You’re probably wondering why we’re devoting a whole blog post to the simple task of emailing – after all, we all do it, right? What could we possibly blog about? Well…a lot, it turns out. Many of us work in academia or have colleagues and friends who are professors, and we’ve heard stories about, or been on the receiving end of, emails that were, well, less than professional. Yes, professional – as a graduate student, you are a kind of colleague to professors and other professionals. Your emails should be a reflection of who you are as a student and professional, and should not sound or look as though you’re texting a friend. Email etiquette, especially in school and work, is important. However unfair it might be, the tone and presentation of an email can influence how a professor, boss, or colleague sees you as a worker and as a person.

Here are some things to keep in mind when emailing fellow students, professors, advisors, coworkers, and professionals:

  1. Make sure your grammar is correct, things are spelled correctly (especially the person’s name!), and the punctuation is appropriate (ie, try not to overuse exclamation points). If English is not your native language, try to have a native speaker look over the email before you send it, or simply do your best and explain that you’re not a native speaker. Though it’s convenient to shoot off an email on your phone, quick emails often contain spelling or grammar errors, as well as autocorrect mishaps. Taking your time to proofread and read it over before sending it is always a good idea.
  2. Get to the point. Although you want to be friendly, your professor or colleague doesn’t need an entire backstory as to why something is late, or why a concept is difficult for you. Try to convey your question or problem as clearly and succinctly as you can, so that there’s no confusion or misunderstanding with the other person.

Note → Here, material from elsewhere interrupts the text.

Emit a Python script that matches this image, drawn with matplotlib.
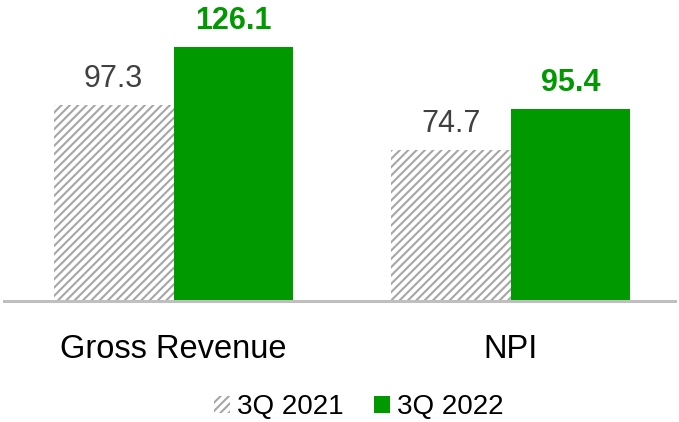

  3. Think about your email address. Always try to use your student email or work email when emailing about school or professional matters. If you have to use a private email, it might be worth looking at your outdated email address and what message it sends to others – do you really want your professor to think of you as “Kahluagyrl45” or “sickbeatz69?”
  4. First things first: salutations. The lack of a salutation is a no-no: launching into an email with “I need…” or “I can’t find…” is simply rude. It’s always best to acknowledge the person to whom you’re sending an email, and a greeting helps convey a more friendly tone. Keeping that in mind, don’t be too casual and write “Hey!” It’s always best to err on the side of being more formal. Oftentimes, the syllabus will let you know how the professor wants to be addressed, or they might say as much during the first lecture. If they have a doctorate, “Dear Dr. X” is generally a safe way to go. If the professor wants you to call her by her first name or something else, she’ll let you know.
  5. Be specific. You’re not the only student emailing the professor. Let them know which class you’re in, which section, and who you are. If you spoke with them after class that day, mention it. Sign the email with your first and last name.
  6. Don’t be too casual. Even if you develop a working relationship with your professor, boss, or colleagues, don’t let email slip. Never send emails with texting language like “How r u doin?” or “Y not?”
  7. Be polite. This one might seem like a no-brainer, but sadly, it often needs to be said. Thank your professor for their time, or acknowledge how busy they are but still took the time to speak with you.
  8. Pay attention to goodbyes. As with salutations, how you end the email is important, too. Don’t say “See ya!” or ignore the farewell altogether. You can say, “Thank you for your time,” or “Sincerely,” or something like that. Use your first and last name so that your professor knows exactly who you are – you’d be surprised at how many people don’t sign the email at all, or only put their first name.
  9. Avoid cutesy signatures. We’ve all seen them – links to inspirational websites, or snarky/funny/pop culture quotes as an email signature. Remember, this is your teacher, boss, peer, or colleague. Although your love for Wayne’s World might help with trivia night, it’s not appropriate to have “Party on, Wayne!” as part of your email signature. If you have an email signature, keep it simple, with need-to-know information: your name, contact information, and title. Avoid graphics (unless it’s a company logo), animation, or colored font (yes, we’ve seen it!).
  10. Proofread again! Right before you send the email, look it over one more time for any autocorrects or things you might have missed. Some email servers have an “undo send” feature that gives you an extra 5 to 10 seconds to change your mind if you have accidentally hit send too soon.